GAZA CITY // The Hamas government of the Gaza Strip has for the first time appointed a woman to represent it to the world.
The hiring of Isra Almodallal as a spokeswoman for the territory’s Islamist rulers is part of a long-running push by the group, which has at times sought to curb women’s freedoms, to present a newer, friendlier face to its citizens and the international community.
Ms Almodallal, 23, who speaks fluent English, has assumed a post normally held by tough-talking men who voice Hamas’s bitter opposition to Israel. She will be responsible for the Gaza government’s communications with international media.
“We are looking forward to having a different and unique language,” said Ms Almodallal in her Gaza City office, during her first week on the job. “We will make the issues more human.”

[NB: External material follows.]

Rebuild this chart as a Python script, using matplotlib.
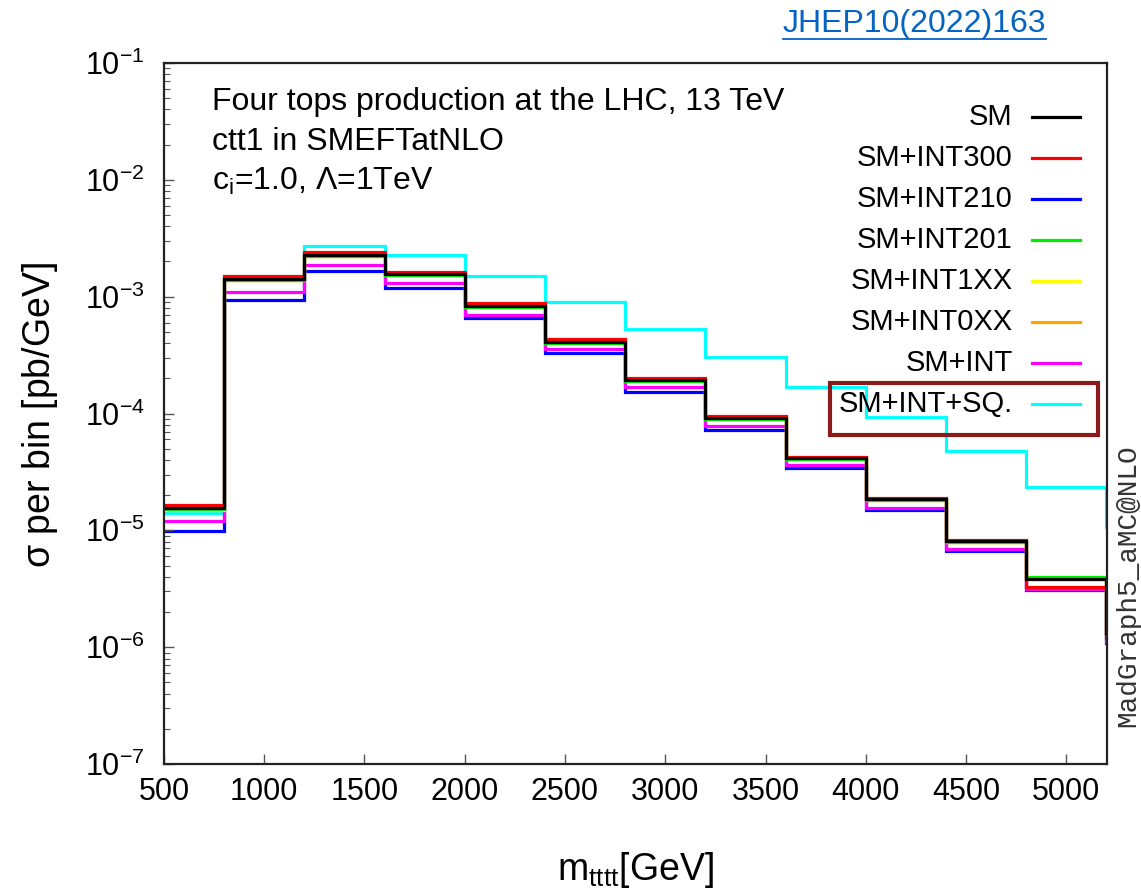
import numpy as np
import matplotlib
matplotlib.use("Agg")
import matplotlib.pyplot as plt
from matplotlib.patches import Rectangle
from matplotlib.lines import Line2D

plt.rcParams['font.family'] = ['Liberation Sans', 'DejaVu Sans']
plt.rcParams['mathtext.fontset'] = 'custom'
plt.rcParams['mathtext.rm'] = 'Liberation Sans'
plt.rcParams['mathtext.it'] = 'Liberation Sans:italic'

# bin edges in m_tttt [GeV] (last bin only shows as the drop at the right edge)
edges = [500, 800, 1200, 1600, 2000, 2400, 2800, 3200, 3600, 4000, 4400, 4800, 5200, 5600]

# sigma per bin [pb/GeV]
sm      = [1.55e-5, 1.42e-3, 2.27e-3, 1.56e-3, 8.30e-4, 4.09e-4, 1.93e-4, 9.14e-5, 4.15e-5, 1.85e-5, 8.1e-6, 3.85e-6, 1.32e-6]
int300  = [1.64e-5, 1.50e-3, 2.41e-3, 1.63e-3, 8.80e-4, 4.34e-4, 2.01e-4, 9.50e-5, 4.24e-5, 1.90e-5, 8.3e-6, 3.30e-6, 1.20e-6]
int210  = [9.80e-6, 9.35e-4, 1.66e-3, 1.19e-3, 6.56e-4, 3.29e-4, 1.52e-4, 7.20e-5, 3.41e-5, 1.49e-5, 6.6e-6, 3.10e-6, 1.08e-6]
int201  = [1.52e-5, 1.40e-3, 2.24e-3, 1.54e-3, 8.20e-4, 4.04e-4, 1.91e-4, 9.00e-5, 4.10e-5, 1.83e-5, 8.0e-6, 4.00e-6, 1.30e-6]
int1xx  = [1.50e-5, 1.39e-3, 2.22e-3, 1.53e-3, 8.15e-4, 4.01e-4, 1.90e-4, 8.95e-5, 4.08e-5, 1.82e-5, 7.9e-6, 3.80e-6, 1.30e-6]
int0xx  = [1.50e-5, 1.39e-3, 2.22e-3, 1.53e-3, 8.15e-4, 4.01e-4, 1.90e-4, 8.95e-5, 4.08e-5, 1.82e-5, 7.9e-6, 3.80e-6, 1.30e-6]
sm_int  = [1.20e-5, 1.09e-3, 1.87e-3, 1.31e-3, 6.96e-4, 3.56e-4, 1.68e-4, 7.80e-5, 3.61e-5, 1.55e-5, 6.9e-6, 3.15e-6, 1.10e-6]
sm_sq   = [1.40e-5, 1.45e-3, 2.71e-3, 2.27e-3, 1.50e-3, 9.00e-4, 5.28e-4, 3.04e-4, 1.68e-4, 9.30e-5, 4.77e-5, 2.34e-5, 1.07e-5]

labels = ['SM', 'SM+INT300', 'SM+INT210', 'SM+INT201', 'SM+INT1XX', 'SM+INT0XX', 'SM+INT', 'SM+INT+SQ.']
series = [sm, int300, int210, int201, int1xx, int0xx, sm_int, sm_sq]
colors = ['black', '#ff0000', '#0000ff', '#00ee00', '#ffff00', '#ffa500', '#ff00ff', '#00ffff']

fig = plt.figure(figsize=(11.41, 8.96), dpi=100)
ax = fig.add_axes([0.1437, 0.1473, 0.8265, 0.7824])

# draw cyan first and SM last, so the overlaps look like the original
for i in [7, 2, 6, 5, 4, 3, 1, 0]:
    ax.stairs(series[i], edges, baseline=None, color=colors[i], lw=2.3)

ax.set_yscale('log')
ax.set_xlim(500, 5203)
ax.set_ylim(1e-7, 1e-1)
ax.set_xticks(np.arange(500, 5001, 500))
ax.set_yticks([10.0**k for k in range(-7, 0)])
ax.set_yticklabels([r'$10^{%d}$' % k for k in range(-7, 0)])
ax.tick_params(axis='both', which='major', direction='in', length=7, width=1.0,
               labelsize=22, colors='#555555', labelcolor='black')
ax.tick_params(axis='y', which='minor', direction='in', length=4, width=0.8, colors='#555555')
ax.tick_params(axis='x', which='major', pad=9)
ax.tick_params(axis='y', which='major', pad=14)
for s in ax.spines.values():
    s.set_linewidth(1.6)
    s.set_color('#222222')

fig.text(0.035, 0.537, r'$\mathrm{\sigma}$ per bin [pb/GeV]', rotation=90,
         ha='center', va='center', fontsize=27)
fig.text(0.557, 0.029, r'm$_\mathrm{tttt}$[GeV]', ha='center', va='center', fontsize=27)

# annotation
notes = ['Four tops production at the LHC, 13 TeV', 'ctt1 in SMEFTatNLO',
         r'c$_\mathrm{i}$=1.0, $\Lambda$=1TeV']
for k, t in enumerate(notes):
    ax.text(0.051, 0.945 - 0.057 * k, t, transform=ax.transAxes,
            ha='left', va='center', fontsize=23)

# legend: text right-aligned, line sample to the right
for k, (lab, c) in enumerate(zip(labels, colors)):
    y = 0.923 - 0.0585 * k
    ax.text(0.900, y, lab, transform=ax.transAxes, ha='right', va='center', fontsize=21)
    ax.add_line(Line2D([0.9205, 0.9714], [y, y], transform=ax.transAxes,
                       color=c, lw=2.3, clip_on=False))

# highlight box around the last legend entry
ax.add_patch(Rectangle(((830 - 164) / 943, (764 - 435) / 701), 268 / 943, 52 / 701,
                       transform=ax.transAxes, fill=False, edgecolor='#8b1a1a',
                       lw=3, clip_on=False))

fig.text(0.9886, 0.346, 'MadGraph5_aMC@NLO', rotation=90, ha='center', va='center',
         fontsize=20, family='Liberation Mono', color='#333333')

# reference link
link = fig.text(0.686, 0.973, 'JHEP10(2022)163', ha='left', va='center',
                fontsize=23, color='#0563c1')
fig.canvas.draw()
bb = link.get_window_extent().transformed(fig.transFigure.inverted())
fig.add_artist(Line2D([bb.x0, bb.x1], [0.956, 0.956], transform=fig.transFigure,
                      color='#0563c1', lw=1.3))

fig.savefig('out.png', dpi=100)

The change in policy began six months ago when a new head of the government media department, Ihab Ghussein, took over. He hired younger media people, started a new government website, began rampant use of social media and started conducting seminars and workshops.
Mr Ghussein said he appointed Ms Almodallal in an effort “to be more open to the West”. He said many women were among the dozens of applicants considered for the position.
“Women are partners in our society.”
Ms Almodallal, a divorced mother of a four-year-old girl, does not have her roots in the Hamas movement. Unlike many other Hamas officials, her office does not bear a photo of Gaza’s prime minister, Ismail Haniyeh. She keeps a book on American history there, alongside the Quran.
She was raised in Gaza and spent five years in Britain as a teenager, studying at Grange Technology College. Upon returning to Gaza, she studied journalism at the Islamic University and worked as a television reporter for a local station and an English-language satellite channel, which she said taught her how to present herself on camera.
Her appointment is the latest step by Hamas to manage its image.
“Hamas, as any other government in the world, want others to listen and believe in them,” said Moean Hassan, a lecturer in media at Gaza’s Palestine University.
Since the group seized control of the territory in 2007, it has cautiously attempted to instill its deeply conservative version of Islam and has at times placed some restrictions on women’s behaviour. But it has refrained from passing sweeping Sharia legislation, fearing a public backlash, despite criticisms form ultraconservatives who say it is not implementing Islamic law quickly enough.
Ms Almodallal takes a slightly different line than many Hamas spokesmen. She refers to “Israel” rather than the “Zionist entity”. And she does not consider herself a Hamas loyalist, saying she would be equally willing to work as spokeswoman for Fatah, the rival Palestinian government in the West Bank.
But she does believe – in line with the Hamas position – that the Palestinians should control all of historic Palestine, or the land between the Mediterranean and the Jordan River, including what is now Israel.
She speaks primarily about Gaza government affairs: education and social programmes, and the Israeli blockade of the territory.
She will not discuss Hamas suicide bombings and other attacks, which have killed hundreds of Israelis over the years. Nor will she be handling the sensitive reconciliation attempts with Fatah. Spokesmen for the Hamas movement, as opposed to the Gaza government, deal with those subjects.
“I am not Hamas. I am a Palestinian activist who loves her country,” Ms Almodallal said.
When asked her opinion on Hamas’ history of suicide bombings against Israelis, she did not answer directly but said Israel’s unfair media coverage had given Hamas a bad reputation.
“This is because of the Israeli media, which is a smart media. They change the truth and show the opposite picture of Palestine and the Palestinians.”
She takes up the job at a challenging time for the movement. Hamas lost a key ally with the downfall of its parent movement, the Muslim Brotherhood, in Egypt after a July 3 coup. The group remains a pariah to many nations in the West.
“I know it’s a big responsibility and it’s not easy to speak on behalf of a government in normal situations, whereas I am working in unique situations,” Ms Almodallal said.